## Dataset records

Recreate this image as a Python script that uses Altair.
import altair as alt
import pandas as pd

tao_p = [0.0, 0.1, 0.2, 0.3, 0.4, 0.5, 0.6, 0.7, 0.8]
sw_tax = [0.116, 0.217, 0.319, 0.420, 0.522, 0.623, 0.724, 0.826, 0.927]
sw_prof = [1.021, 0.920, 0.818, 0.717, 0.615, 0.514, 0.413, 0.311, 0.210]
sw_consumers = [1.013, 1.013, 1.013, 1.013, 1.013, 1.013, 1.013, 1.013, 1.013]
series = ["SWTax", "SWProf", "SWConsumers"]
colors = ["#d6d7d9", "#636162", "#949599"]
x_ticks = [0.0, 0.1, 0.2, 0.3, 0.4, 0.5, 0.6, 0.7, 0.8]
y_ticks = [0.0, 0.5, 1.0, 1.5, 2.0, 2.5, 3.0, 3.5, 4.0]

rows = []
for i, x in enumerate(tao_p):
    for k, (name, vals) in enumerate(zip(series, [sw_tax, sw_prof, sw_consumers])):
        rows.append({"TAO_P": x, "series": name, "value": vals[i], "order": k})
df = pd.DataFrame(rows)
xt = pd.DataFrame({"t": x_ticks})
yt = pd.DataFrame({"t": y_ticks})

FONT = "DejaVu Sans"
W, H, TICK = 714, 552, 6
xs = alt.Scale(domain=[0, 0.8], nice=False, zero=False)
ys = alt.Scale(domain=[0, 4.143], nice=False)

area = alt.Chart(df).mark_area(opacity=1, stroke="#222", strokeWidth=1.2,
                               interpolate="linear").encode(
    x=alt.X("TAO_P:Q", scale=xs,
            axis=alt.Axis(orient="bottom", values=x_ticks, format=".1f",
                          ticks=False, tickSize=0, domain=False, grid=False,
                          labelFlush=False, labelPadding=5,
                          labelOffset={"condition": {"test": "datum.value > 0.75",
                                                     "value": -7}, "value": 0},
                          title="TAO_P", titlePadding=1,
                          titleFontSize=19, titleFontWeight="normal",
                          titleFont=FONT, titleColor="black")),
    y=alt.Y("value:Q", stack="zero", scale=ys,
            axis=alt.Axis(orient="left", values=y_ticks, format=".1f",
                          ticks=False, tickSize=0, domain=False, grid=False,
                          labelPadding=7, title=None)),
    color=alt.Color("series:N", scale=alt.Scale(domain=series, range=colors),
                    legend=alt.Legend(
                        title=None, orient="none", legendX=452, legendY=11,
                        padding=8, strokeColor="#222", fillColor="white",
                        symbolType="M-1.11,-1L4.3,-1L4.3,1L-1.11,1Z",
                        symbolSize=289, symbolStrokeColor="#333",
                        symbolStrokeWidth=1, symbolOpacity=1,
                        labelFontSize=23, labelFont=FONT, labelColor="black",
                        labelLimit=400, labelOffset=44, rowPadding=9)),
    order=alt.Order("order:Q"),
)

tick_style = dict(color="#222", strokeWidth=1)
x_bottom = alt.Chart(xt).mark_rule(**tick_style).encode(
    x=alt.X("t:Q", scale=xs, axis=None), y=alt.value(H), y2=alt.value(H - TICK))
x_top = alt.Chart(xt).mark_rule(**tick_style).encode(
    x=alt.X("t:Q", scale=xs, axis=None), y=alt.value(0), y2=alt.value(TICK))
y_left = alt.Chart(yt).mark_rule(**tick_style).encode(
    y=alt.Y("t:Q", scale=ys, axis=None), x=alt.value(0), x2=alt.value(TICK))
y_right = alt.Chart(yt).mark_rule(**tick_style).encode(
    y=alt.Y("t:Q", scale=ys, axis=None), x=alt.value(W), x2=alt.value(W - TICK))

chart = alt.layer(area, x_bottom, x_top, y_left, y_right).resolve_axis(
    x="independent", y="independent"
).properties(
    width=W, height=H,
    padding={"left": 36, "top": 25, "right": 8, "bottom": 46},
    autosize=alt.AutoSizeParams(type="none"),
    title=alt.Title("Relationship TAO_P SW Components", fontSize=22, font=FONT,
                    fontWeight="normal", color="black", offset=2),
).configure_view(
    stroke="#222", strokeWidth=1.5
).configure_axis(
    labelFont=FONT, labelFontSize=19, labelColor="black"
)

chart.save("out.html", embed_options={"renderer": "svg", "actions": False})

...

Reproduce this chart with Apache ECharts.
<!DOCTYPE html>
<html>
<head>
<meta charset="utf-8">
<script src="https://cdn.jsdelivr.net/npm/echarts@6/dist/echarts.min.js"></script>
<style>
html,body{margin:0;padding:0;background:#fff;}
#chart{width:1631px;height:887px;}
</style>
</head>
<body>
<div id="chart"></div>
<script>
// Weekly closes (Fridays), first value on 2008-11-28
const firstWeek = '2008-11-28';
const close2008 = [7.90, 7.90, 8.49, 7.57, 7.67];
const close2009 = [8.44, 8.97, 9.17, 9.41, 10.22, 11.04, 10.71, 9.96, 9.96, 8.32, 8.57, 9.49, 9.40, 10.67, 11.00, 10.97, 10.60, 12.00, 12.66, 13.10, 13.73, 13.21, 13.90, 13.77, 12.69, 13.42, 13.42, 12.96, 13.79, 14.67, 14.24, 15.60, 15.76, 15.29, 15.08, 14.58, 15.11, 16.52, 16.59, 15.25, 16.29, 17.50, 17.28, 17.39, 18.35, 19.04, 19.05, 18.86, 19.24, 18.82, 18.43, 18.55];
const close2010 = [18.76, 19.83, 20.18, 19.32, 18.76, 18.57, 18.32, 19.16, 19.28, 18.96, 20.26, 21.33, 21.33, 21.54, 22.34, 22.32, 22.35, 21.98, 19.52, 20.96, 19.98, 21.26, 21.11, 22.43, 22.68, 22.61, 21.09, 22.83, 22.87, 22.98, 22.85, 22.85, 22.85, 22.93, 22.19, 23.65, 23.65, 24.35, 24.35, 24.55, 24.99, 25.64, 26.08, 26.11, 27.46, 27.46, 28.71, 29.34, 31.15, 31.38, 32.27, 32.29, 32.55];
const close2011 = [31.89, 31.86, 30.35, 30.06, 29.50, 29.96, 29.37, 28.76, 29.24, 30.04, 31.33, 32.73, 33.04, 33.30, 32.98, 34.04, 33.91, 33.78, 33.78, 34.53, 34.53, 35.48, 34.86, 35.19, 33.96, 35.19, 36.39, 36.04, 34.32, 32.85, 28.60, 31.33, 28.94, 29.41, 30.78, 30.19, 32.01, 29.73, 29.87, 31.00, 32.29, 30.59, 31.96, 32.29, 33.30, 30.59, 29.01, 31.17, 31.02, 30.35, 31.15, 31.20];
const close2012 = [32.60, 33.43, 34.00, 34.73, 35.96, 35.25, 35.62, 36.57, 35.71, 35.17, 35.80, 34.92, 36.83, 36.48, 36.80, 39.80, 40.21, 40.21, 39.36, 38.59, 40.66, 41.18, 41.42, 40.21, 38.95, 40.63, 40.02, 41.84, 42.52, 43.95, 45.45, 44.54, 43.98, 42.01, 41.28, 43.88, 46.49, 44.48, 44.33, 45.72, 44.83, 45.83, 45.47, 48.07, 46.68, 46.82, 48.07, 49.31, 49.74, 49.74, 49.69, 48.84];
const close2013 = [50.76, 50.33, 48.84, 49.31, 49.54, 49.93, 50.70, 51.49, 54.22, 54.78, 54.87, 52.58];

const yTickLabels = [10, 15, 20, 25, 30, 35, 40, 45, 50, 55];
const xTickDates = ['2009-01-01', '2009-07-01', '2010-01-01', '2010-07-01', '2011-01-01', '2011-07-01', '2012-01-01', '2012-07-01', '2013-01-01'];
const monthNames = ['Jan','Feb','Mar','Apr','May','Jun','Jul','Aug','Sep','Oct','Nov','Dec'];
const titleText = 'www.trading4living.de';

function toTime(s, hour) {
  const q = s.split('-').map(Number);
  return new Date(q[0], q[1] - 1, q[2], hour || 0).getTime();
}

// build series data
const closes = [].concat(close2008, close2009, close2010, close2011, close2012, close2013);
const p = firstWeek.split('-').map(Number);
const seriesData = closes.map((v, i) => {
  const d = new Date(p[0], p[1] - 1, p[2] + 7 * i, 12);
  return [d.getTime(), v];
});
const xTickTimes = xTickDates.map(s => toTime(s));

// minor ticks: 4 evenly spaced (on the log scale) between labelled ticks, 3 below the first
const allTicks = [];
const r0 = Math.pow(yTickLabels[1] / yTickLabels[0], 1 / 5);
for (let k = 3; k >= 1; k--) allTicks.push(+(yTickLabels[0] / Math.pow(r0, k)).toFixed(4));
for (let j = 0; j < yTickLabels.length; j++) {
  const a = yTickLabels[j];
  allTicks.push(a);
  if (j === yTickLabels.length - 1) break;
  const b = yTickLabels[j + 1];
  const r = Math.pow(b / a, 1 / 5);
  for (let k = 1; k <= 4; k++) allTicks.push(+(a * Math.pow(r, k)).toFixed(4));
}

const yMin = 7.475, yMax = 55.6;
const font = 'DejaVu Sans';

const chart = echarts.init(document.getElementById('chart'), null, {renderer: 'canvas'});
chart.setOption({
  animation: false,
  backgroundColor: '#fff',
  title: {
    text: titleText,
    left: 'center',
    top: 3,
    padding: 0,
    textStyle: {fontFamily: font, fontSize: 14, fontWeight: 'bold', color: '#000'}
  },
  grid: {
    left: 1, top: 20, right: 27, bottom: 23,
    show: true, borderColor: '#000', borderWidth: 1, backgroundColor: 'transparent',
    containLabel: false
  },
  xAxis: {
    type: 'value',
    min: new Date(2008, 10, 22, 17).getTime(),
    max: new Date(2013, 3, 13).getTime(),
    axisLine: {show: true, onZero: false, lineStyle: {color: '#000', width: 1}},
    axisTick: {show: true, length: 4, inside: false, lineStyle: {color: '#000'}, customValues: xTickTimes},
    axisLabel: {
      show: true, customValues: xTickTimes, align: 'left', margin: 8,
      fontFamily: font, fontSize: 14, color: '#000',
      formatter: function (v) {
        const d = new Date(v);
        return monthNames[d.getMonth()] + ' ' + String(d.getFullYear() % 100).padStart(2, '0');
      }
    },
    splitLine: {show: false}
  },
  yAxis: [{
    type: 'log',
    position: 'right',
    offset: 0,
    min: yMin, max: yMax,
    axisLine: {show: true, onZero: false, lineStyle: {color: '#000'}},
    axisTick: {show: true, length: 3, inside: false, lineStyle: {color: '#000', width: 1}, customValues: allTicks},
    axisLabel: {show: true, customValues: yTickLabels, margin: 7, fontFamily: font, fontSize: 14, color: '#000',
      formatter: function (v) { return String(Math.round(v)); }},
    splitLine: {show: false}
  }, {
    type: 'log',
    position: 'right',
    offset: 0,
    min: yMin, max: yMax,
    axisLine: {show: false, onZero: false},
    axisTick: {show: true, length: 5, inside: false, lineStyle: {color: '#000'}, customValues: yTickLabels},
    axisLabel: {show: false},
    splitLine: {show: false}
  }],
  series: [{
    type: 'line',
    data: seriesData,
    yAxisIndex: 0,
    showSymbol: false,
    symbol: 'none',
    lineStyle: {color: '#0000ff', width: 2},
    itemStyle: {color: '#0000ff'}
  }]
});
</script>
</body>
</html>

## What the exercise asks
Gather up every line in the data above that contains the word "this", copying each one.

## Result
Recreate this image as a Python script that uses Altair.
Reproduce this chart with Apache ECharts.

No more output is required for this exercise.